Death penalty and gun control measures receive mixed support on the ballot

In addition to the local and national elections on Nov. 8, voters in some states saw referendums on gun control and the death penalty on the ballot.

Referendums on increased gun control were victorious in California, Washington and Nevada, while one failed in Maine. The firearm referendums aimed at creating tighter regulations on gun ownership, ranging from increased background checks to outlawing large-capacity ammunition magazines.

Paul Valone, president of Grass Roots North Carolina, a gun rights advocacy group, said voters were uninformed about what the measures would actually mean. 

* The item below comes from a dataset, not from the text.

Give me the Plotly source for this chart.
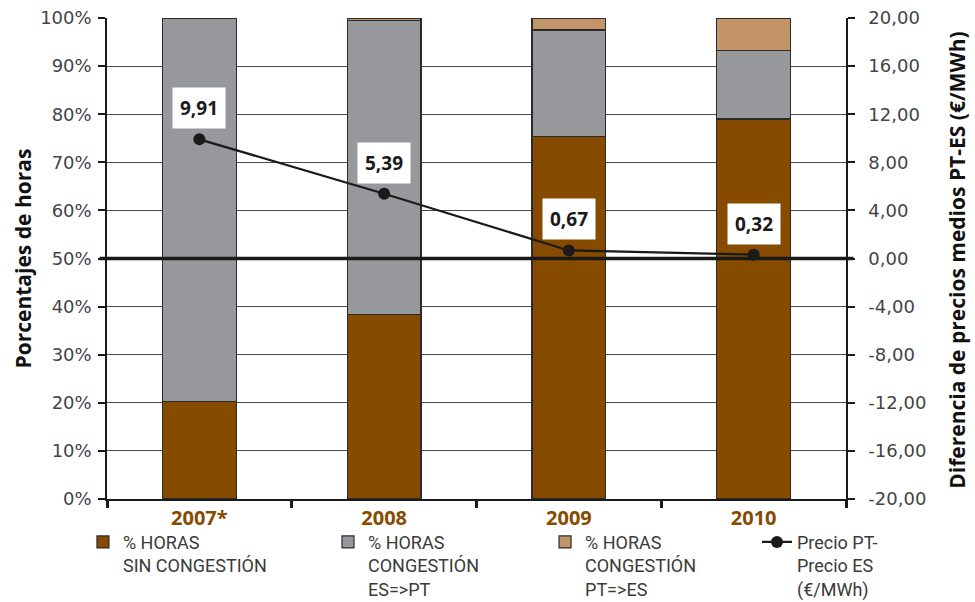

“The reality is that so-called universal background checks are desired... for one reason and one reason only, and that is to run as many transactions through the National Instant (Criminal Background) Check System in order to try and create a federal gun registration system,” he said.

The National Instant Criminal Background Check System is used to determine who is eligible to purchase a firearm. Valone said the FBI has illegally used data from this system in the past.

Becky Ceartas, executive director of North Carolinians Against Gun Violence, was pleased with the results of the referendums.

“The general trend on that initiative is that the voters were clear — they want gun violence prevention, that they want common sense gun reform,” she said.

She said North Carolina gun regulations are stricter than many other states. North Carolina requires concealed carry permits and mandates background checks for citizens purchasing a handgun. 

Other ballot referendums put capital punishment to a vote. Nebraska reinstated the death penalty, which had been repealed by the legislature in 2015. Oklahoma voted to make it harder to repeal the death penalty, while California failed to pass a referendum that would have repealed capital punishment. 

Kristin Collins, a spokesperson at The Center for Death Penalty Litigation, said despite the results, there is still a trend toward decreasing support for the death penalty. 

“I don’t think it changes the fact that the death penalty is really on the wane across the country,” she said.

Frank Baumgartner, a professor of political science at UNC-Chapel Hill, said capital punishment has become more of a practical issue than a moral one. He said there is little data showing a negative correlation between the death penalty and crime rates. 

“The thing that’s come around to be transformative in the debate in the last 20 years is people have stopped talking so much about the abstract issues of morality and the abstract theory of capital punishment and focused on whether it really works,” he said.